--- Begin ---
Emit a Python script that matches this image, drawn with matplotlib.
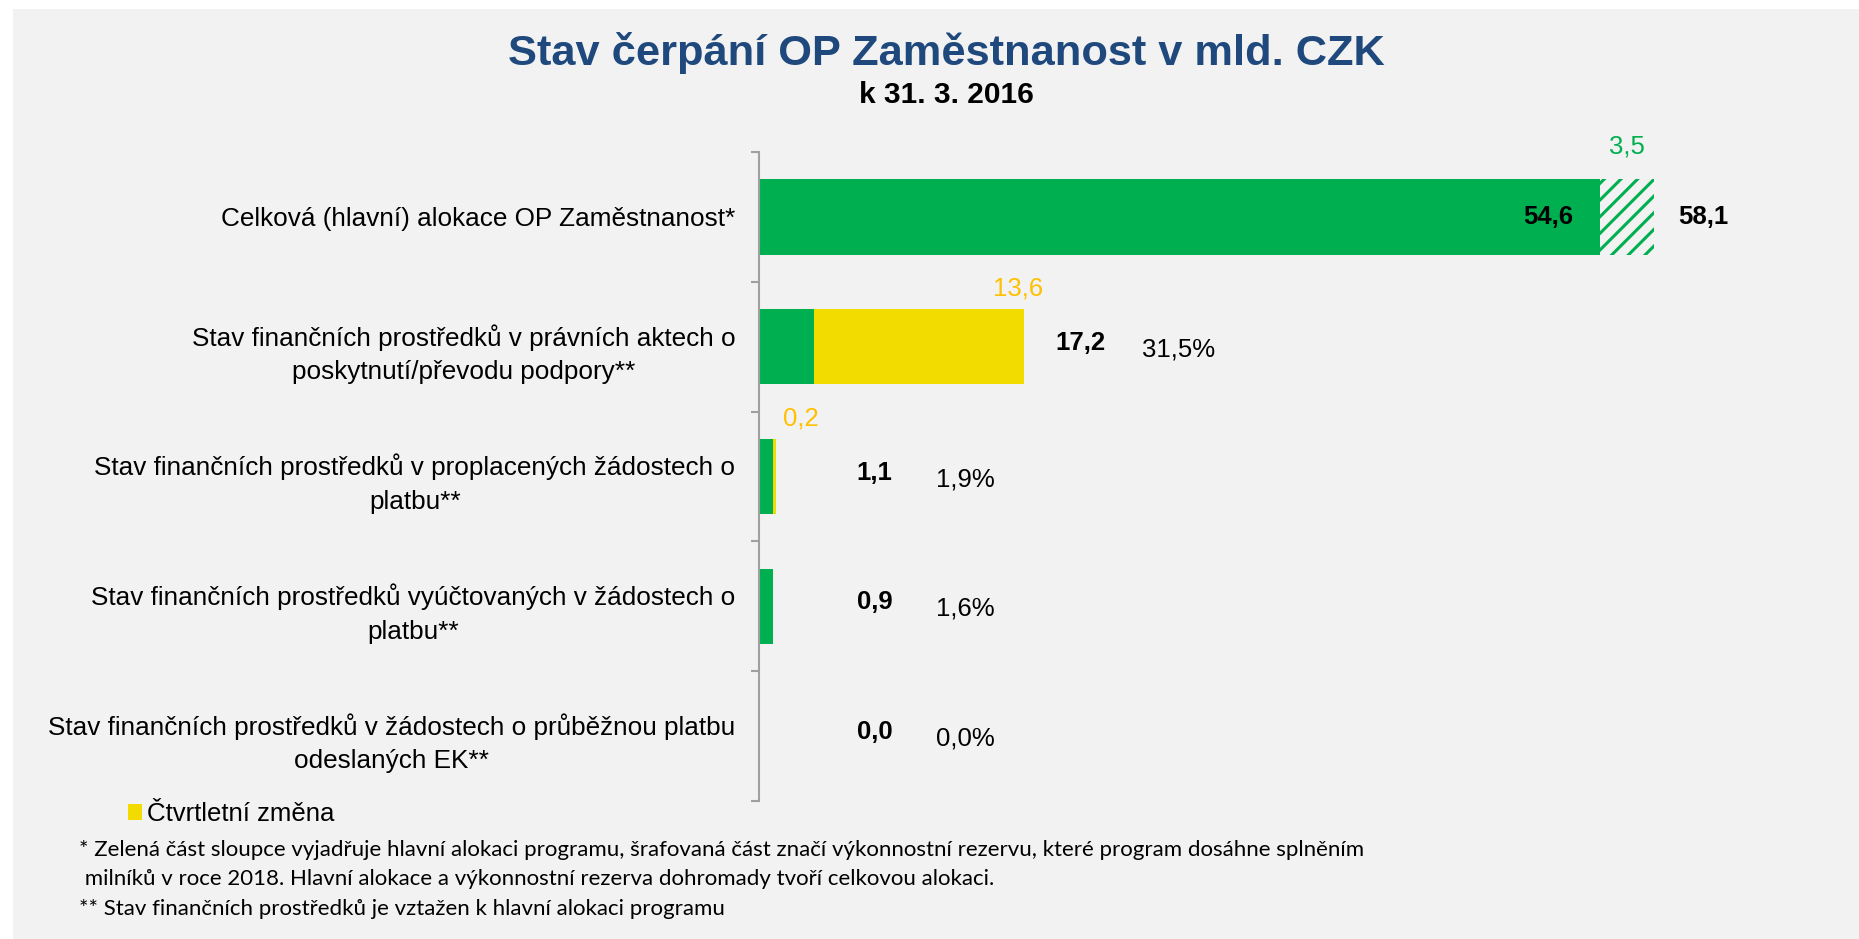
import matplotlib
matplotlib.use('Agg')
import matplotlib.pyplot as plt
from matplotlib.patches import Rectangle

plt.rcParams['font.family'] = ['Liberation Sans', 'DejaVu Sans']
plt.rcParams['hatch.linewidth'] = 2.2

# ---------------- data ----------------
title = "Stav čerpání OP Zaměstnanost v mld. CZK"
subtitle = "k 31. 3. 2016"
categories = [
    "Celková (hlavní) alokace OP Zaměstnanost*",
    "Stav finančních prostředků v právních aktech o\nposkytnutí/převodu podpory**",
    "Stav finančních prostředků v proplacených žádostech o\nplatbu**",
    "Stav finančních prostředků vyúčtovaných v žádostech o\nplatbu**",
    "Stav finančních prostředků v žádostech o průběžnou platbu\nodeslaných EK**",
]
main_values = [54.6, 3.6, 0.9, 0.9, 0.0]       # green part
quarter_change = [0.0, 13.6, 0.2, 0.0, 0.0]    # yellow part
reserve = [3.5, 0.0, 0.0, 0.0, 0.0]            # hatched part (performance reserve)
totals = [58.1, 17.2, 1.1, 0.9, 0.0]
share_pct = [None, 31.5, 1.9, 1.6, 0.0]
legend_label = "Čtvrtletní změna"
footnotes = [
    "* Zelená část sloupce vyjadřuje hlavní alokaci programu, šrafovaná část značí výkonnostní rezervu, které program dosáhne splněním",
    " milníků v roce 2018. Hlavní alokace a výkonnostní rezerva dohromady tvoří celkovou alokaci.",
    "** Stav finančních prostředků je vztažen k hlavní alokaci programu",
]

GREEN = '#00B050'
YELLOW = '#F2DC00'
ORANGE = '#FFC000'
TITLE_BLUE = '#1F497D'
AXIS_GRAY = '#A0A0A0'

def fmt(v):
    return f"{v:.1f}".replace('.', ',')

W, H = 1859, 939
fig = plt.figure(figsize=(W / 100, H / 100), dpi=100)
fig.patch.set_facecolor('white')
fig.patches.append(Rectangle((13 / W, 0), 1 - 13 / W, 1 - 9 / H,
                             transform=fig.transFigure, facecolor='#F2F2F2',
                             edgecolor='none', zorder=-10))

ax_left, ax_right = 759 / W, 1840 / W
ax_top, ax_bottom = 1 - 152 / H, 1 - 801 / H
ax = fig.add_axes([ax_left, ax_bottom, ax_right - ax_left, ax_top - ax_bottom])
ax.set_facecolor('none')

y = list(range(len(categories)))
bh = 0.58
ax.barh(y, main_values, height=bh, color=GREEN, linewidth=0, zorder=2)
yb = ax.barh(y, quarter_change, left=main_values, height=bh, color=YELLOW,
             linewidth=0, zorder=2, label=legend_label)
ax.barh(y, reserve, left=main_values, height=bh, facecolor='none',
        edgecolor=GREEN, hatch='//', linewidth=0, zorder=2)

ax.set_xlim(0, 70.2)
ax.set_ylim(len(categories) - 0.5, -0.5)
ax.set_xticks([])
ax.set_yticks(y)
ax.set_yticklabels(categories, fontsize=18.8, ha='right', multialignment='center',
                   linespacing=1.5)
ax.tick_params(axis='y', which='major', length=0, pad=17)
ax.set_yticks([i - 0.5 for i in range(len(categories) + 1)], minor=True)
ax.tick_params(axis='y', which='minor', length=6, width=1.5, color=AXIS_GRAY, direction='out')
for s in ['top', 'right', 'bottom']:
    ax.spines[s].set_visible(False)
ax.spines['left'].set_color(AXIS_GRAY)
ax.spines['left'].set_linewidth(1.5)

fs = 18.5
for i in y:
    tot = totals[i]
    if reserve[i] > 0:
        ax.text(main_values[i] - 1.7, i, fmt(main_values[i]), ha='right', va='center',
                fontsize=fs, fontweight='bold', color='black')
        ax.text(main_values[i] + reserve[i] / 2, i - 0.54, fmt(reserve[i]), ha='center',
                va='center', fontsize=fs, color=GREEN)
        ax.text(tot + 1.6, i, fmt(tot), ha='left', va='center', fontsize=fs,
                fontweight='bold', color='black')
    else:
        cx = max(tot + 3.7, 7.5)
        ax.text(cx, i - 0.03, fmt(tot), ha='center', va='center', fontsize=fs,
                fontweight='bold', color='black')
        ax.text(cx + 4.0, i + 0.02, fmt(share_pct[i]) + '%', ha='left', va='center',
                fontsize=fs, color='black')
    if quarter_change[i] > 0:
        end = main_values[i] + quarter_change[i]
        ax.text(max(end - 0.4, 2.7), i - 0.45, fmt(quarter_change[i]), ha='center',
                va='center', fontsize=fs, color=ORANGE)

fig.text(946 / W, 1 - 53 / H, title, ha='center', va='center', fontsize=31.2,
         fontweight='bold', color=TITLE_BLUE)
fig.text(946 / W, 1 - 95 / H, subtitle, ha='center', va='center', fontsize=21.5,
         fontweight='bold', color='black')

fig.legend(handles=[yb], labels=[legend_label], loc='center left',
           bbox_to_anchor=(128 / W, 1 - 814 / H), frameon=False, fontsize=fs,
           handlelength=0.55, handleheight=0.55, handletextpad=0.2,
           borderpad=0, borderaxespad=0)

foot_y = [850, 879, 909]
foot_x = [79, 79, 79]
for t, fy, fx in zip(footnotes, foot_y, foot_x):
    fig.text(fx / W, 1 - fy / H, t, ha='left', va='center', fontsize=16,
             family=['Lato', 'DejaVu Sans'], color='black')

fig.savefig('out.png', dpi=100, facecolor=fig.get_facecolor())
--- End ---
**Objective:**
Omit each picture, then return all of the listing exactly as it stands.

**Output:**
Emit a Python script that matches this image, drawn with matplotlib.
import matplotlib
matplotlib.use('Agg')
import matplotlib.pyplot as plt
from matplotlib.patches import Rectangle

plt.rcParams['font.family'] = ['Liberation Sans', 'DejaVu Sans']
plt.rcParams['hatch.linewidth'] = 2.2

# ---------------- data ----------------
title = "Stav čerpání OP Zaměstnanost v mld. CZK"
subtitle = "k 31. 3. 2016"
categories = [
    "Celková (hlavní) alokace OP Zaměstnanost*",
    "Stav finančních prostředků v právních aktech o\nposkytnutí/převodu podpory**",
    "Stav finančních prostředků v proplacených žádostech o\nplatbu**",
    "Stav finančních prostředků vyúčtovaných v žádostech o\nplatbu**",
    "Stav finančních prostředků v žádostech o průběžnou platbu\nodeslaných EK**",
]
main_values = [54.6, 3.6, 0.9, 0.9, 0.0]       # green part
quarter_change = [0.0, 13.6, 0.2, 0.0, 0.0]    # yellow part
reserve = [3.5, 0.0, 0.0, 0.0, 0.0]            # hatched part (performance reserve)
totals = [58.1, 17.2, 1.1, 0.9, 0.0]
share_pct = [None, 31.5, 1.9, 1.6, 0.0]
legend_label = "Čtvrtletní změna"
footnotes = [
    "* Zelená část sloupce vyjadřuje hlavní alokaci programu, šrafovaná část značí výkonnostní rezervu, které program dosáhne splněním",
    " milníků v roce 2018. Hlavní alokace a výkonnostní rezerva dohromady tvoří celkovou alokaci.",
    "** Stav finančních prostředků je vztažen k hlavní alokaci programu",
]

GREEN = '#00B050'
YELLOW = '#F2DC00'
ORANGE = '#FFC000'
TITLE_BLUE = '#1F497D'
AXIS_GRAY = '#A0A0A0'

def fmt(v):
    return f"{v:.1f}".replace('.', ',')

W, H = 1859, 939
fig = plt.figure(figsize=(W / 100, H / 100), dpi=100)
fig.patch.set_facecolor('white')
fig.patches.append(Rectangle((13 / W, 0), 1 - 13 / W, 1 - 9 / H,
                             transform=fig.transFigure, facecolor='#F2F2F2',
                             edgecolor='none', zorder=-10))

ax_left, ax_right = 759 / W, 1840 / W
ax_top, ax_bottom = 1 - 152 / H, 1 - 801 / H
ax = fig.add_axes([ax_left, ax_bottom, ax_right - ax_left, ax_top - ax_bottom])
ax.set_facecolor('none')

y = list(range(len(categories)))
bh = 0.58
ax.barh(y, main_values, height=bh, color=GREEN, linewidth=0, zorder=2)
yb = ax.barh(y, quarter_change, left=main_values, height=bh, color=YELLOW,
             linewidth=0, zorder=2, label=legend_label)
ax.barh(y, reserve, left=main_values, height=bh, facecolor='none',
        edgecolor=GREEN, hatch='//', linewidth=0, zorder=2)

ax.set_xlim(0, 70.2)
ax.set_ylim(len(categories) - 0.5, -0.5)
ax.set_xticks([])
ax.set_yticks(y)
ax.set_yticklabels(categories, fontsize=18.8, ha='right', multialignment='center',
                   linespacing=1.5)
ax.tick_params(axis='y', which='major', length=0, pad=17)
ax.set_yticks([i - 0.5 for i in range(len(categories) + 1)], minor=True)
ax.tick_params(axis='y', which='minor', length=6, width=1.5, color=AXIS_GRAY, direction='out')
for s in ['top', 'right', 'bottom']:
    ax.spines[s].set_visible(False)
ax.spines['left'].set_color(AXIS_GRAY)
ax.spines['left'].set_linewidth(1.5)

fs = 18.5
for i in y:
    tot = totals[i]
    if reserve[i] > 0:
        ax.text(main_values[i] - 1.7, i, fmt(main_values[i]), ha='right', va='center',
                fontsize=fs, fontweight='bold', color='black')
        ax.text(main_values[i] + reserve[i] / 2, i - 0.54, fmt(reserve[i]), ha='center',
                va='center', fontsize=fs, color=GREEN)
        ax.text(tot + 1.6, i, fmt(tot), ha='left', va='center', fontsize=fs,
                fontweight='bold', color='black')
    else:
        cx = max(tot + 3.7, 7.5)
        ax.text(cx, i - 0.03, fmt(tot), ha='center', va='center', fontsize=fs,
                fontweight='bold', color='black')
        ax.text(cx + 4.0, i + 0.02, fmt(share_pct[i]) + '%', ha='left', va='center',
                fontsize=fs, color='black')
    if quarter_change[i] > 0:
        end = main_values[i] + quarter_change[i]
        ax.text(max(end - 0.4, 2.7), i - 0.45, fmt(quarter_change[i]), ha='center',
                va='center', fontsize=fs, color=ORANGE)

fig.text(946 / W, 1 - 53 / H, title, ha='center', va='center', fontsize=31.2,
         fontweight='bold', color=TITLE_BLUE)
fig.text(946 / W, 1 - 95 / H, subtitle, ha='center', va='center', fontsize=21.5,
         fontweight='bold', color='black')

fig.legend(handles=[yb], labels=[legend_label], loc='center left',
           bbox_to_anchor=(128 / W, 1 - 814 / H), frameon=False, fontsize=fs,
           handlelength=0.55, handleheight=0.55, handletextpad=0.2,
           borderpad=0, borderaxespad=0)

foot_y = [850, 879, 909]
foot_x = [79, 79, 79]
for t, fy, fx in zip(footnotes, foot_y, foot_x):
    fig.text(fx / W, 1 - fy / H, t, ha='left', va='center', fontsize=16,
             family=['Lato', 'DejaVu Sans'], color='black')

fig.savefig('out.png', dpi=100, facecolor=fig.get_facecolor())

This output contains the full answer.